The characters of Elaine (Dolores Rosedale), Marie, and the inner voices of Sherman and The Girl were dropped; the characters of the Plumber, Miss Finch (Carolyn Jones), the Waitress (Doro Merande), and Kruhulik the janitor (Robert Strauss) were added. Many lines and scenes from the play were cut or re-written because they were deemed indecent by the Hays office. Axelrod and Wilder complained that the film was being made under straitjacketed conditions. This led to a major plot change: in the play, Sherman and The Girl had sex; in the movie, the romance is all in his head.
The footage of Monroe's dress billowing over a subway grate was shot twice: the first take was shot on location outside the Trans-Lux 52nd Street Theatre, then located at 586 Lexington Avenue in Manhattan, while the second take was on a sound stage. Both eventually made their way into the finished film, despite the long-time belief that the original on-location footage's sound had been rendered useless by the over excited crowd present during filming in New York.

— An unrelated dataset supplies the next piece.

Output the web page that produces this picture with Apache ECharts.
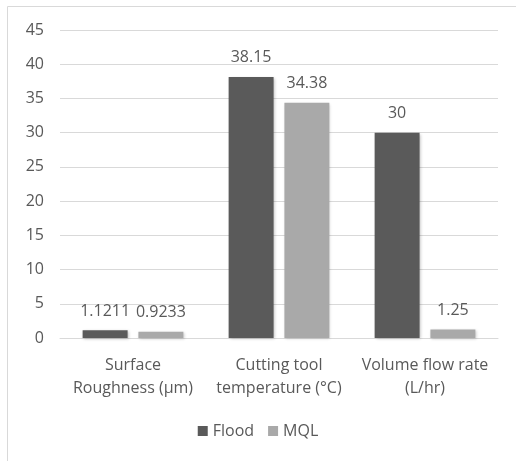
<!DOCTYPE html>
<html><head><meta charset="utf-8">
<script src="https://cdn.jsdelivr.net/npm/echarts@6/dist/echarts.min.js"></script>
<style>html,body{margin:0;padding:0;background:#fff}#c{width:516px;height:461px}</style>
</head><body><div id="c"></div>
<script>
var categories = ['Surface\nRoughness (µm)', 'Cutting tool\ntemperature (°C)', 'Volume flow rate\n(L/hr)'];
var flood = [1.1211, 38.15, 30];
var mql = [0.9233, 34.38, 1.25];
var yTicks = [0, 5, 10, 15, 20, 25, 30, 35, 40, 45];

var chart = echarts.init(document.getElementById('c'));
var font = 'Open Sans';
var labelCfg = {show: true, position: 'top', color: '#595959', fontSize: 16, fontFamily: font, distance: 11,
  formatter: function(p){ return String(p.value); }};
chart.setOption({
  animation: false,
  graphic: [{type: 'rect', shape: {x: 7.5, y: 6.5, width: 600, height: 600}, style: {fill: 'none', stroke: '#d9d9d9', lineWidth: 1}, silent: true}],
  grid: {left: 60, right: 18, top: 30, bottom: 123, containLabel: false},
  legend: {bottom: 17, left: 'center', itemWidth: 10, itemHeight: 10, itemGap: 14, icon: 'rect',
    textStyle: {color: '#595959', fontSize: 16, fontFamily: font}, data: ['Flood', 'MQL']},
  xAxis: {type: 'category', data: categories,
    axisLine: {lineStyle: {color: '#d9d9d9'}}, axisTick: {show: false},
    axisLabel: {color: '#595959', fontSize: 16, fontFamily: font, lineHeight: 23, margin: 16, interval: 0}},
  yAxis: {type: 'value', min: yTicks[0], max: yTicks[yTicks.length - 1], interval: 5,
    axisLine: {show: false}, axisTick: {show: false},
    axisLabel: {color: '#595959', fontSize: 16, fontFamily: font, margin: 16},
    splitLine: {lineStyle: {color: '#d9d9d9'}}},
  series: [
    {name: 'Flood', type: 'bar', data: flood, barGap: '24%', barCategoryGap: '31%',
      itemStyle: {color: '#5a5a5a', shadowColor: 'rgba(0,0,0,0.25)', shadowBlur: 3, shadowOffsetX: 1, shadowOffsetY: 1},
      label: labelCfg},
    {name: 'MQL', type: 'bar', data: mql,
      itemStyle: {color: '#a9a9a9', shadowColor: 'rgba(0,0,0,0.2)', shadowBlur: 3, shadowOffsetX: 1, shadowOffsetY: 1},
      label: labelCfg}
  ]
});
</script></body></html>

Footage of Walter Matthau and Ewell's screen tests for Sherman is featured in the DVD of the film. Nicolas Roeg's film Insignificance features a character based on Monroe and a re-enactment of the subway/dress scene.
The exterior shooting location of Richard's apartment was 164 East 61st Street in Manhattan.[6]
Saul Bass created the opening animated title sequence for the film, his only title sequence for a Wilder movie.
The original 1955 review in Variety was largely positive. Though Hollywood production codes prohibited writer/director Billy Wilder from filming a comedy where adultery takes place, the review expressed disappointment that Sherman remains chaste.[7]
The film was listed at number 51 on the American Film Institute's list of the top 100 American comedy films of the past 100 years. Ewell won a Golden Globe Award for Best Actor – Motion Picture Musical or Comedy. Wilder was nominated for a Directors Guild of America Award.